A 99 technoviolet coupe. 155k Miles. Now what?
I might take it on a 1400 mile road trip. I was told I need a thin wall 32mm, a couple gallons of water and water wetter, and a 4 leaf clover.
A 99 technoviolet coupe. 155k Miles. Now what?
I might take it on a 1400 mile road trip. I was told I need a thin wall 32mm, a couple gallons of water and water wetter, and a 4 leaf clover.
Nice! My 1st e36 m3 was Daytona violet, it's actually how I came up with my screen name 17 years ago.
Cooling system and check the bushings. Did it come with any receipts?
nice, looks pretty unmolested too. I am not a big fan of the blue end of the spectrum, but still a nicely unusual colour
In reply to pimpm3 :
I know the previous owner pretty well. I’ve even let him race my chumpcar. Gave me a laundry list of things he’s done. Even got some fresh rubber.
Jealous! That is the best color. I’d love to get one just like it as a more kid friendly DD than my Miata.
What are your plans for it?
Replace the cooling system soup to nuts. Check the rear shock mounts and rear trailing arm bushings. Otherwise they're solid cars...
docwyte said:Replace the cooling system soup to nuts. Check the rear shock mounts and rear trailing arm bushings.
Pretty much my first two thoughts, also check for tearing in or near the rear subframe.
Great color!
The M3 rear subframes were reinforced by the factory, so you should be alright. Never hurts to check though. Ask your buddy when he replaced the cooling system last.
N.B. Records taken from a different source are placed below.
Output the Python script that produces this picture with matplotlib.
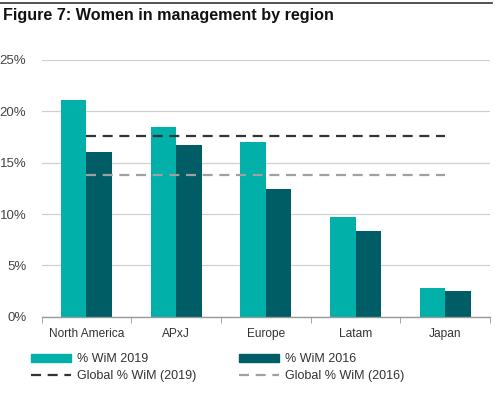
import matplotlib
matplotlib.use("Agg")
import matplotlib.pyplot as plt
from matplotlib.patches import Patch
from matplotlib.lines import Line2D
import numpy as np

plt.rcParams['font.family'] = ['Liberation Sans', 'DejaVu Sans']

categories = ["North America", "APxJ", "Europe", "Latam", "Japan"]
wim_2019 = [21.1, 18.5, 17.0, 9.7, 2.8]
wim_2016 = [16.0, 16.7, 12.4, 8.3, 2.5]
global_2019 = 17.6
global_2016 = 13.8
yticks = [0, 5, 10, 15, 20, 25]

c19 = "#00B0A9"
c16 = "#005D66"

fig = plt.figure(figsize=(4.95, 3.94), dpi=100)
ax = fig.add_axes([0.084, 0.196, 0.906, 0.652])

x = np.arange(len(categories))
w = 0.285
ax.bar(x - w/2, wim_2019, w, color=c19, zorder=3)
ax.bar(x + w/2, wim_2016, w, color=c16, zorder=3)
ax.plot([x[0], x[-1]], [global_2019]*2, color="#333333", lw=1.6, ls=(0, (4.5, 3)), zorder=4)
ax.plot([x[0], x[-1]], [global_2016]*2, color="#A0A0A0", lw=1.6, ls=(0, (4.5, 3)), zorder=4)

ax.set_xlim(-0.5, len(categories) - 0.5)
ax.set_ylim(0, 25)
ax.set_yticks(yticks)
ax.set_yticklabels([f"{v}%" for v in yticks])
ax.set_xticks(x)
ax.set_xticklabels(categories)
ax.set_xticks(np.arange(-0.5, len(categories)), minor=True)
ax.tick_params(axis='x', which='major', length=0, pad=8, labelsize=8.6, labelcolor="#333333")
ax.tick_params(axis='x', which='minor', length=4, color="#999999", direction='out')
ax.tick_params(axis='y', length=0, pad=11, labelsize=9.5, labelcolor="#444444")
ax.grid(axis='y', color="#D0D0D0", lw=0.9, zorder=0)
for s in ["left", "right", "top"]:
    ax.spines[s].set_visible(False)
ax.spines["bottom"].set_color("#999999")
ax.spines["bottom"].set_linewidth(1.0)
ax.spines["bottom"].set_zorder(5)

fig.add_artist(Line2D([0.0, 0.994], [0.992, 0.992], color="#333333", lw=1.2, transform=fig.transFigure))
fig.text(0.006, 0.960, "Figure 7: Women in management by region", fontsize=11.6,
         fontweight='bold', va='center', ha='left', color="#111111")

handles = [Patch(color=c19), Line2D([], [], color="#333333", lw=1.6, ls=(0, (4.5, 3))),
           Patch(color=c16), Line2D([], [], color="#A0A0A0", lw=1.6, ls=(0, (4.5, 3)))]
labels = ["% WiM 2019", "Global % WiM (2019)", "% WiM 2016", "Global % WiM (2016)"]
leg = fig.legend(handles, labels, ncol=2, loc='upper left', bbox_to_anchor=(0.050, 0.120),
                 frameon=False, fontsize=9, handlelength=3.2, handleheight=0.6,
                 columnspacing=3.4, labelspacing=0.42, handletextpad=0.5, borderpad=0)
for t in leg.get_texts():
    t.set_color("#333333")

fig.savefig("out.png", dpi=100)
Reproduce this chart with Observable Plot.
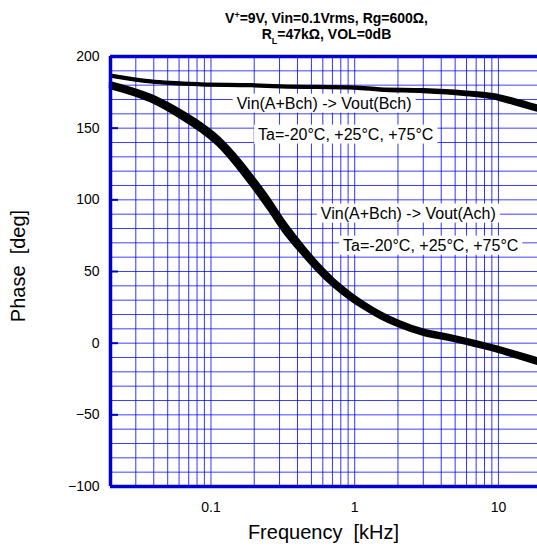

If it hasn't been done, plan on it:
Clunking towards the rear of the car is likely rear shock bushings, or RTABS (rear trailing arm bushings) Also, if you hear a rattle that's hard to locate, check the bolt that holds the diff onto the subframe--- they can work loose over time. Active Autowerks makes a nice brace to solve this issue:
Beware, if you get more aggressive with your subframe / RTAB bushings, the car will transmit more NVH. If it's going to be a street car, you may want to be conservative. If you are going to track it--- the extra NVH is worth the dynamic gains.
These also respond very well to a lighter flywheel---really makes them chomp at the bit! The Shark Injector re-flash is a no-downside mod that will gain a few hp, raise the redline and remove the speed limiter.
I'd also recommend buying an X-brace for the front subframe. These came with the convertibles, and make a noticeable difference in tightening the car up. They can also be found cheaply!
Great score, in a fantastic color! Drive the wheels off of it! When right, they are one of the best driving cars ever made. I never intend on selling mine!
Nice car! I loved my 99 M3. It was a lot of performance in a useable package. Enjoy! It looks like you've got the 8.5s all the way around which is great. And some suspension work too. That really makes them even more fun.
Mine left me stranded once when the power steering line blew off. Check that, the line near the banjo bolt seems to fail. The starter also went out, so did the clutch line from the master to the slave. It also ate a lot of ignition coils. I never had a problem with the cooling system, but I'm probably the one person who didn't.
I still miss driving that car hard.
Thanks for all the great info. I have an 8 mile commute for work so this will be a daily. I’ve got s2000 as a reliable backup lol. Maybe a few track days. I’m also going to restore the interior and paint work
The prior owner did this.
M50 intake, z3 intake elbow, active auto exhaust, h&r springs, bilsteins, poly RTABS, boxed rear arms, clutch kit, shift pin detents, driver shaft center bearing, stainless brake lines, aluminum radiator, new water pump and expansion tank.
docwyte said:I'd swap out those poly rtab's for a set of stock ones with delrin limiters...
Could you elaborate why? I'm genuinely curious as I dont know a whole lot about these things.